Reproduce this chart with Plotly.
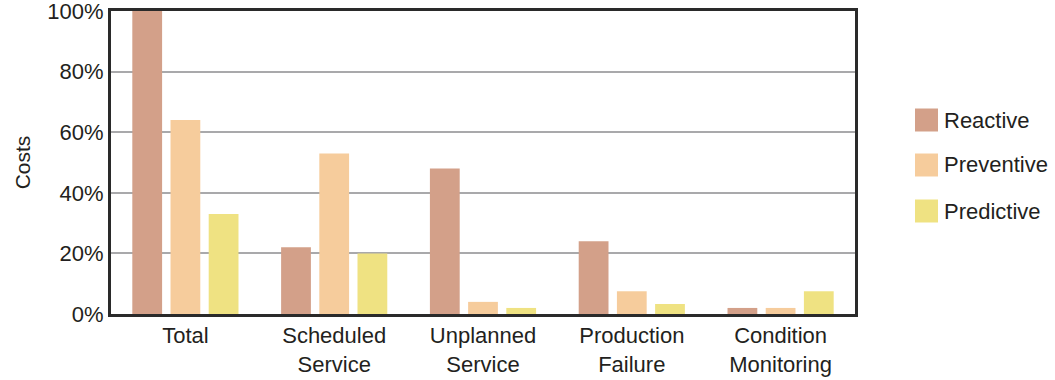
import plotly.graph_objects as go

# Cost share per maintenance strategy
categories = ["Total", "Scheduled<br>Service", "Unplanned<br>Service",
              "Production<br>Failure", "Condition<br>Monitoring"]
reactive = [100, 22, 48, 24, 2]
preventive = [64, 53, 4, 7.5, 2]
predictive = [33, 20, 2, 3.3, 7.5]

series_names = ["Reactive", "Preventive", "Predictive"]
series_colors = ["#d3a089", "#f6cc9c", "#efe282"]
y_ticks = [0, 20, 40, 60, 80, 100]
y_tick_text = ["0%", "20%", "40%", "60%", "80%", "100%"]

font_family = "Liberation Sans, Arial, Helvetica, sans-serif"
text_color = "#231f20"

fig = go.Figure()
for name, vals, color in zip(series_names, [reactive, preventive, predictive], series_colors):
    fig.add_trace(go.Bar(x=categories, y=vals, name=name, marker_color=color,
                         marker_line_width=0, showlegend=False))

fig.update_layout(
    width=1055, height=380,
    margin=dict(l=111, r=200, t=11, b=66, autoexpand=False),
    paper_bgcolor="white", plot_bgcolor="white",
    barmode="group", bargap=0.23, bargroupgap=0.22,
    font=dict(family=font_family, size=22, color=text_color),
)

fig.update_xaxes(
    showline=True, linewidth=3, linecolor="#2a2a2a", mirror=True,
    showgrid=False, ticks="", tickfont=dict(size=22), automargin=False,
)
fig.update_yaxes(
    range=[0, 100], tickmode="array", tickvals=y_ticks, ticktext=y_tick_text,
    showline=True, linewidth=3, linecolor="#2a2a2a", mirror=True,
    showgrid=True, gridcolor="#a9a9ab", gridwidth=2,
    zeroline=False, ticks="", tickfont=dict(size=22), automargin=False,
    ticklabeloverflow="allow",
    title=dict(text="Costs", font=dict(size=21), standoff=11),
)

# Legend with large square swatches
leg_x0 = 915
leg_y = [120, 165, 211]
for name, color, yc in zip(series_names, series_colors, leg_y):
    fig.add_shape(type="rect", xref="paper", yref="paper",
                  x0=(leg_x0 - 111) / 744, x1=(leg_x0 + 23 - 111) / 744,
                  y0=(314 - (yc + 11.5)) / 303, y1=(314 - (yc - 11.5)) / 303,
                  fillcolor=color, line_width=0)
    fig.add_annotation(text=name, xref="paper", yref="paper",
                       x=(leg_x0 + 27 - 111) / 744, y=(314 - yc) / 303,
                       xanchor="left", yanchor="middle", showarrow=False,
                       font=dict(size=22, color=text_color))

fig.write_html("out.html")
....................
**Written request:** Copy the material above in full and exactly, skipping pictures.

**Solution for this task:**
Reproduce this chart with Plotly.
import plotly.graph_objects as go

# Cost share per maintenance strategy
categories = ["Total", "Scheduled<br>Service", "Unplanned<br>Service",
              "Production<br>Failure", "Condition<br>Monitoring"]
reactive = [100, 22, 48, 24, 2]
preventive = [64, 53, 4, 7.5, 2]
predictive = [33, 20, 2, 3.3, 7.5]

series_names = ["Reactive", "Preventive", "Predictive"]
series_colors = ["#d3a089", "#f6cc9c", "#efe282"]
y_ticks = [0, 20, 40, 60, 80, 100]
y_tick_text = ["0%", "20%", "40%", "60%", "80%", "100%"]

font_family = "Liberation Sans, Arial, Helvetica, sans-serif"
text_color = "#231f20"

fig = go.Figure()
for name, vals, color in zip(series_names, [reactive, preventive, predictive], series_colors):
    fig.add_trace(go.Bar(x=categories, y=vals, name=name, marker_color=color,
                         marker_line_width=0, showlegend=False))

fig.update_layout(
    width=1055, height=380,
    margin=dict(l=111, r=200, t=11, b=66, autoexpand=False),
    paper_bgcolor="white", plot_bgcolor="white",
    barmode="group", bargap=0.23, bargroupgap=0.22,
    font=dict(family=font_family, size=22, color=text_color),
)

fig.update_xaxes(
    showline=True, linewidth=3, linecolor="#2a2a2a", mirror=True,
    showgrid=False, ticks="", tickfont=dict(size=22), automargin=False,
)
fig.update_yaxes(
    range=[0, 100], tickmode="array", tickvals=y_ticks, ticktext=y_tick_text,
    showline=True, linewidth=3, linecolor="#2a2a2a", mirror=True,
    showgrid=True, gridcolor="#a9a9ab", gridwidth=2,
    zeroline=False, ticks="", tickfont=dict(size=22), automargin=False,
    ticklabeloverflow="allow",
    title=dict(text="Costs", font=dict(size=21), standoff=11),
)

# Legend with large square swatches
leg_x0 = 915
leg_y = [120, 165, 211]
for name, color, yc in zip(series_names, series_colors, leg_y):
    fig.add_shape(type="rect", xref="paper", yref="paper",
                  x0=(leg_x0 - 111) / 744, x1=(leg_x0 + 23 - 111) / 744,
                  y0=(314 - (yc + 11.5)) / 303, y1=(314 - (yc - 11.5)) / 303,
                  fillcolor=color, line_width=0)
    fig.add_annotation(text=name, xref="paper", yref="paper",
                       x=(leg_x0 + 27 - 111) / 744, y=(314 - yc) / 303,
                       xanchor="left", yanchor="middle", showarrow=False,
                       font=dict(size=22, color=text_color))

fig.write_html("out.html")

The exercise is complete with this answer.